For the first time, this research shows that ransomware attacks on healthcare organizations may have life-or-death consequences. Nearly one in four healthcare providers reported an increase in mortality rate due to ransomware.
COVID-19 introduced new risk factors to HDOs
The onset of COVID-19 introduced new risk factors to HDOs, including remote work, new systems to support it, staffing challenges, and elevated patient care requirements. The research focuses on helping CIOs, CISOs, and healthcare risk executives understand the extent to which HDOs are being targeted and ascertain the impact of those attacks.
“Our findings correlated increasing cyberattacks, especially ransomware, with negative effects on patient care, exacerbated by the impact of COVID on healthcare providers,” said Dr. Larry Ponemon, chairman of the Ponemon Institute.
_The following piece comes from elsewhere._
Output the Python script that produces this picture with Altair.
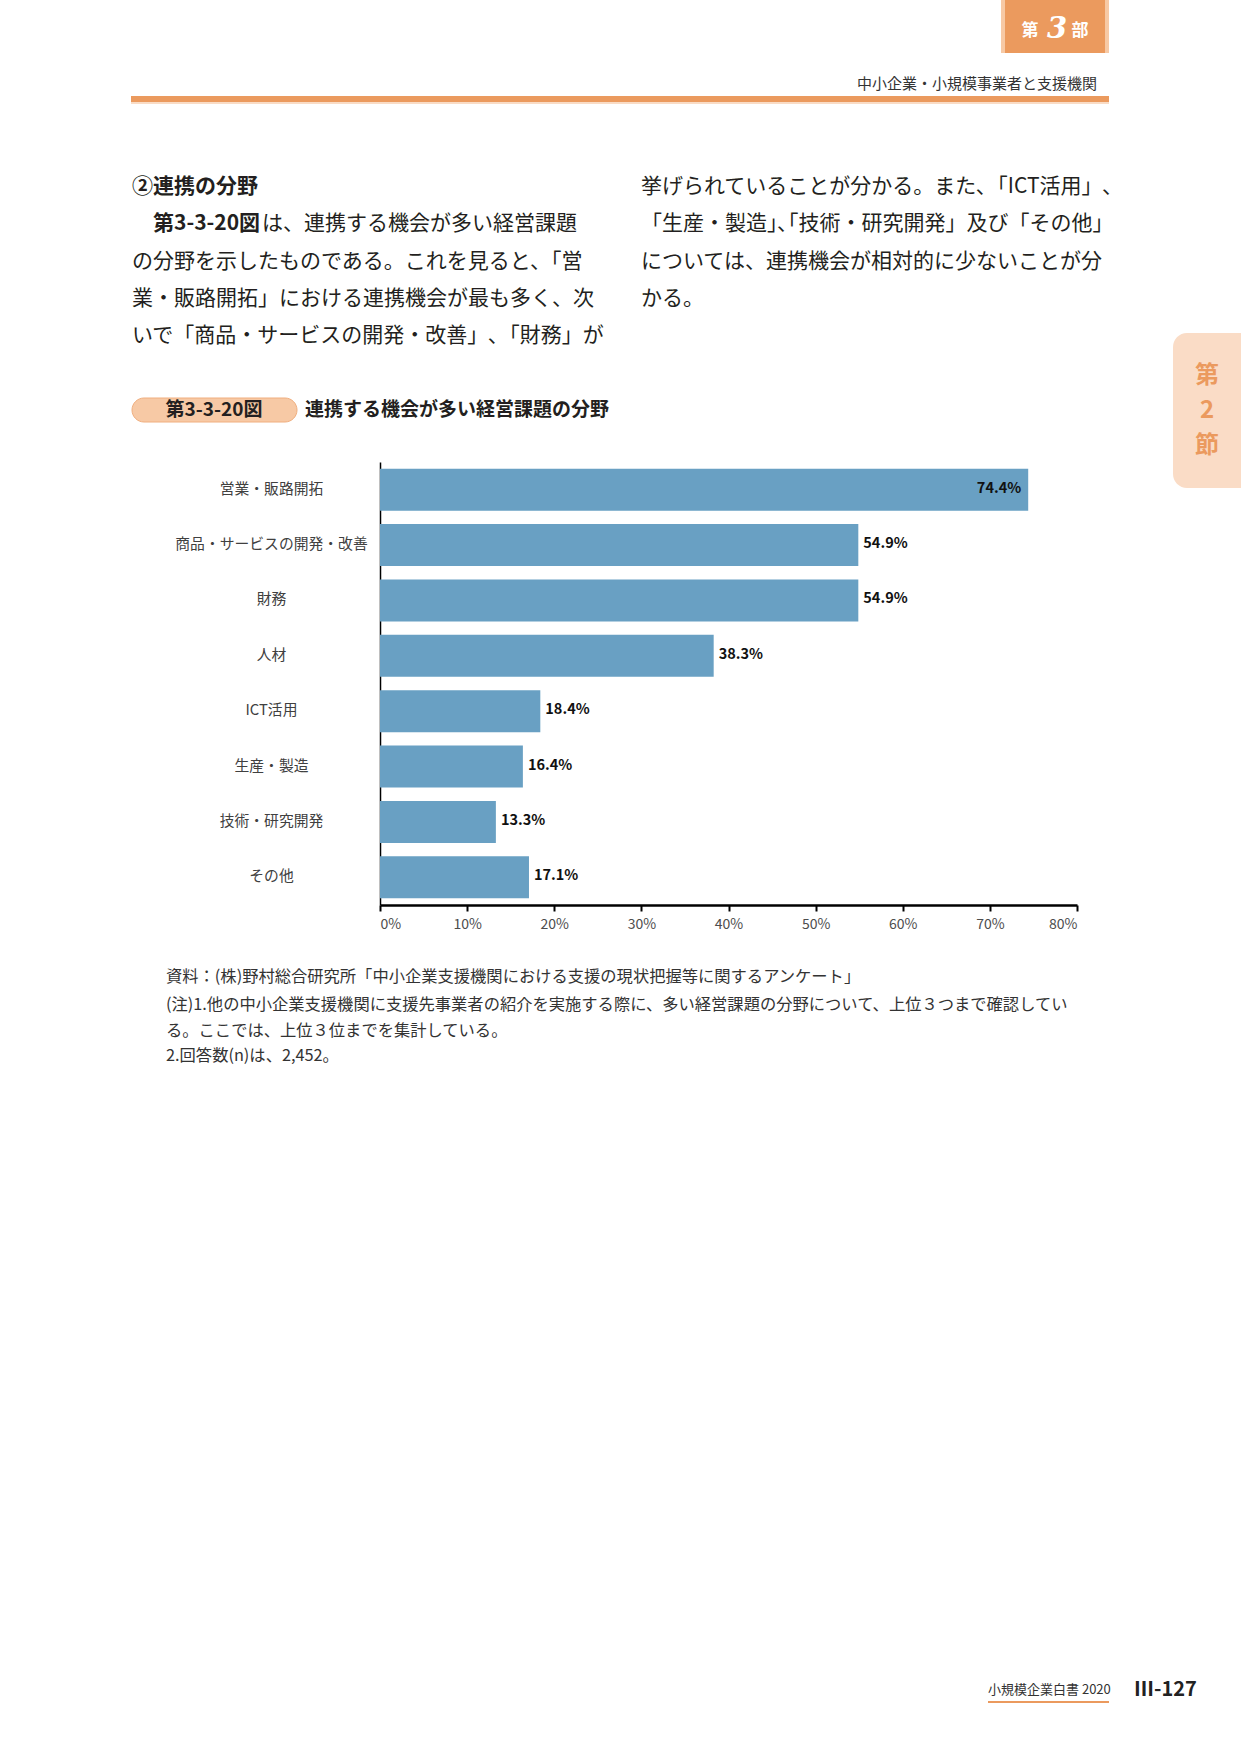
import altair as alt
import pandas as pd

# ---------------- data ----------------
categories = ["営業・販路開拓", "商品・サービスの開発・改善", "財務", "人材",
              "ICT活用", "生産・製造", "技術・研究開発", "その他"]
values = [74.4, 54.9, 54.9, 38.3, 18.4, 16.4, 13.3, 17.1]
x_ticks = [0, 10, 20, 30, 40, 50, 60, 70, 80]

header_tab = ["第", "3", "部"]
header_text = "中小企業・小規模事業者と支援機関"
section_heading = "②連携の分野"
figure_ref = "第3-3-20図"
left_first_rest = "は、連携する機会が多い経営課題"
left_lines = ["の分野を示したものである。これを見ると、「営",
              "業・販路開拓」における連携機会が最も多く、次",
              "いで「商品・サービスの開発・改善」､「財務」が"]
right_lines = ["挙げられていることが分かる。また､「ICT活用」､",
               "「生産・製造｣､｢技術・研究開発」及び「その他」",
               "については、連携機会が相対的に少ないことが分",
               "かる。"]
fig_label = "第3-3-20図"
fig_title = "連携する機会が多い経営課題の分野"
notes = ["資料：(株)野村総合研究所「中小企業支援機関における支援の現状把握等に関するアンケート」",
         "(注)1.他の中小企業支援機関に支援先事業者の紹介を実施する際に、多い経営課題の分野について、上位３つまで確認してい",
         "る。ここでは、上位３位までを集計している。",
         "2.回答数(n)は、2,452。"]
side_tab = ["第", "2", "節"]
footer_book = "小規模企業白書  2020"
footer_page = "Ⅲ-127"

df = pd.DataFrame({"cat": categories, "val": values})

FONT = "Noto Sans CJK JP"
ORANGE = "#EB9A5E"
PEACH = "#F7C9A5"
TEXT = "#231F20"
OX, OY = 380, 462           # plot origin on page
W, H = 697, 443             # plot area
PAGE_W, PAGE_H = 1241, 1754


def txt(s, X, Y, size, bold=False, color=TEXT, align="left", baseline="middle",
        font=FONT, italic=False):
    kw = dict(text=s, fontSize=size, fontWeight="bold" if bold else "normal",
              color=color, align=align, baseline=baseline, font=font)
    if italic:
        kw["fontStyle"] = "italic"
    return alt.Chart(alt.Data(values=[{}])).mark_text(**kw).encode(
        x=alt.value(X - OX), y=alt.value(Y - OY))


def box(X1, Y1, X2, Y2, fill, stroke=None, radius=0):
    kw = dict(color=fill, cornerRadius=radius)
    if stroke:
        kw.update(stroke=stroke, strokeWidth=1)
    return alt.Chart(alt.Data(values=[{}])).mark_rect(**kw).encode(
        x=alt.value(X1 - OX), x2=alt.value(X2 - OX),
        y=alt.value(Y1 - OY), y2=alt.value(Y2 - OY))


# ---------------- chart ----------------
base = alt.Chart(df)

bars = base.mark_bar(color="#69A0C3").encode(
    x=alt.X("val:Q", scale=alt.Scale(domain=[0, 80], nice=False),
            axis=alt.Axis(values=x_ticks, labelExpr="datum.value + '%'", title=None,
                          grid=False, domainColor="black", domainWidth=2.5,
                          tickColor="black", tickWidth=2, tickSize=6,
                          labelFlush=True, labelPadding=6, labelFontSize=14,
                          labelColor="#4d4d4d", labelFont=FONT)),
    y=alt.Y("cat:N", sort=categories,
            scale=alt.Scale(paddingInner=0.24, paddingOuter=0.12),
            axis=alt.Axis(title=None, ticks=False, domainColor="black", domainWidth=1.5,
                          labelAlign="center", labelPadding=109, labelFontSize=14.8,
                          labelColor="#404040", labelFont=FONT, labelLimit=400)),
)

lab = base.transform_calculate(label="format(datum.val, '.1f') + '%'")
labels_out = lab.transform_filter("datum.val < 70").mark_text(
    align="left", baseline="middle", dx=5, dy=-1, fontSize=14.5, fontWeight="bold",
    color="#111111", font=FONT).encode(
    x="val:Q", y=alt.Y("cat:N", sort=categories), text="label:N")
labels_in = lab.transform_filter("datum.val >= 70").mark_text(
    align="right", baseline="middle", dx=-7, dy=-1, fontSize=14.5, fontWeight="bold",
    color="#111111", font=FONT).encode(
    x="val:Q", y=alt.Y("cat:N", sort=categories), text="label:N")

# ---------------- page decorations ----------------
deco = [
    # top tab
    box(1001, 0, 1109, 53, PEACH),
    box(1005, 0, 1105, 53, ORANGE),
    txt(header_tab[0], 1030, 31, 17, bold=True, color="white", align="center"),
    txt(header_tab[1], 1057, 29, 29, bold=True, color="white", align="center",
        font="DejaVu Serif", italic=True),
    txt(header_tab[2], 1080, 31, 17, bold=True, color="white", align="center"),
    # header line
    txt(header_text, 1097, 84, 15, color="#333333", align="right"),
    box(131, 96, 1109, 102, ORANGE),
    box(131, 102, 1109, 104, "#F9DCC6"),
    # body text
    txt(section_heading, 132, 187, 21, bold=True),
    txt(figure_ref, 153, 224, 21, bold=True),
    txt(left_first_rest, 262, 224, 21),
    # side tab
    box(1173, 333, 1262, 488, "#FADCC6", radius=14),
    txt(side_tab[0], 1207, 376, 24, bold=True, color=ORANGE, align="center"),
    txt(side_tab[1], 1207, 411, 24, bold=True, color=ORANGE, align="center"),
    txt(side_tab[2], 1207, 446, 24, bold=True, color=ORANGE, align="center"),
    # figure label
    box(132, 398, 297, 422, PEACH, stroke="#F0AE7E", radius=12),
    txt(fig_label, 214, 410, 19, bold=True, align="center"),
    txt(fig_title, 305, 410, 19, bold=True),
    # footer
    txt(footer_book, 988, 1690, 13, color="#333333"),
    box(988, 1701, 1109, 1703, ORANGE),
    txt(footer_page, 1134, 1690, 20, bold=True, color="#222222"),
]
for i, s in enumerate(left_lines):
    deco.append(txt(s, 132, 262 + i * 37, 21))
for i, s in enumerate(right_lines):
    deco.append(txt(s, 641, 187 + i * 37.3, 21))
note_y = [977, 1005, 1031, 1056]
for s, yy in zip(notes, note_y):
    deco.append(txt(s, 166, yy, 16.3, color="#333333"))

chart = alt.layer(bars, labels_out, labels_in, *deco).properties(
    width=W, height=H,
    autosize=alt.AutoSizeParams(type="none"),
    padding={"left": OX, "top": OY, "right": PAGE_W - OX - W, "bottom": PAGE_H - OY - H},
    background="white",
).configure_view(stroke=None)

chart.save("out.html", embed_options={"renderer": "svg", "actions": False})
“We also analyzed steps that HDOs are taking to protect patient safety, data, and care operations to determine what is working since so many respondents have been victims of more than one ransomware attack.”
Impact of ransomware on healthcare
- Increase in mortality rate
- More complications from medical procedures
- Delays in procedures and tests that resulted in poor outcomes
- Upturn in patients transferred or diverted to other facilities
- Longer lengths of stay
“The combination of data breaches, ransomware attacks, and COVID-19 has created the perfect cybersecurity storm and worst two years on record for IT and security leaders in healthcare,” stated Ed Gaudet, CEO at Censinet.
“The Ponemon Research results are an urgent wake-up call for the healthcare industry to transform its cybersecurity and third-party risk programs or jeopardize patient lives.”